The last time year-end payouts dropped across the industry was 2011, according to Johnson Associates. The consulting firm based its 2015 projections on how much firms had set aside for employee pay and benefits through the first nine months of the year, along with discussions with clients.

"It's a disappointment," said Alan Johnson, managing director at New York-based Johnson Associates. "It's been such an uncertain year, a stressful year. Pay is down moderately, but it feels worse."

The uncertain mood across the industry should continue into 2016, said Mr. Johnson, who predicted many firms would take steps to shrink their workforces again to help lift returns.

"This year will be an inflection point," he said. "Firms are going to have to look at their cost structures again."

Executives had held out hope that certain businesses, like trading, that flourished in the years before the financial crisis will return to more-profitable levels. But those expectations may be fading, Mr. Johnson said.

"Most view 2016 as an important year," Mr. Johnson said. "It's been a long time now and people are getting impatient. Shareholders are impatient. A realization is sinking in that it's a different world."

The sharpest pay drop across the industry is expected to affect debt traders, who will see their bonuses fall 10% to 20% from a year ago, according to Johnson Associates. Equity traders are expected to fare better, with year-end payouts up as much as 10%, as a volatile market drove more client activity.

Investment bankers who advise on mergers and acquisitions should enjoy another banner year, feasting on a steady flow of deals. Their bonuses should be 15% to 20% higher this year, according to Johnson Associates. But bankers who manage stock and bond sales are expected to draw payouts, on average, 5% to 15% smaller.

Hedge funds may pay out lower bonuses, too, with investment employees expected to see declines of 5% to more than 15%, Johnson Associates predicted.

Traditional fund managers' payouts should be down 5%. Bonuses to advisers of wealthy individuals should be flat to down 5%.

Private-equity firms should be a bright spot, paying out 5% to 10% more than they had a year earlier. It would mark the fourth consecutive year buyout firms had lifted bonuses to employees, Johnson Associates said.
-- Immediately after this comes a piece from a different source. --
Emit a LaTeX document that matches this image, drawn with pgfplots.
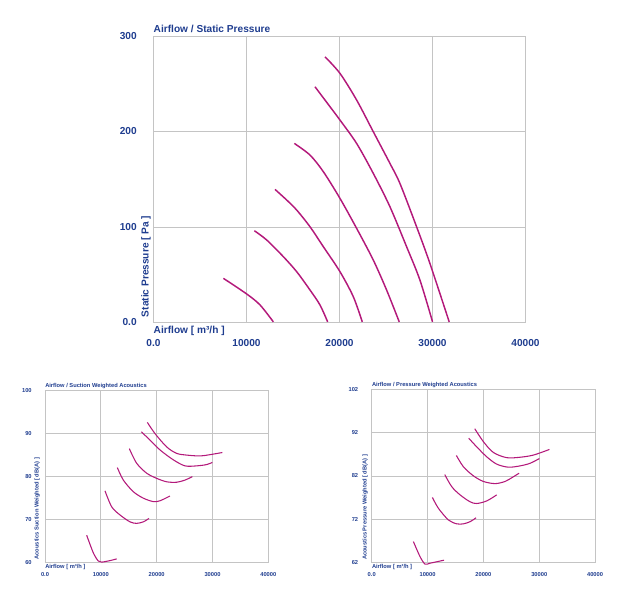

Bonuses paid out to retail and commercial bankers should be flat to 5% higher, the consultant said.

Johnson Associates found that a sampling of banks has set aside about 40% of revenue for employee pay and benefits, roughly what they did last year.

The median compensation ratio fell slightly among asset managers.

Senior managers and staff should see a drop of 5% to 10% in their year-end bonuses, reflecting banks' drives to lower expenses, Johnson Associates said.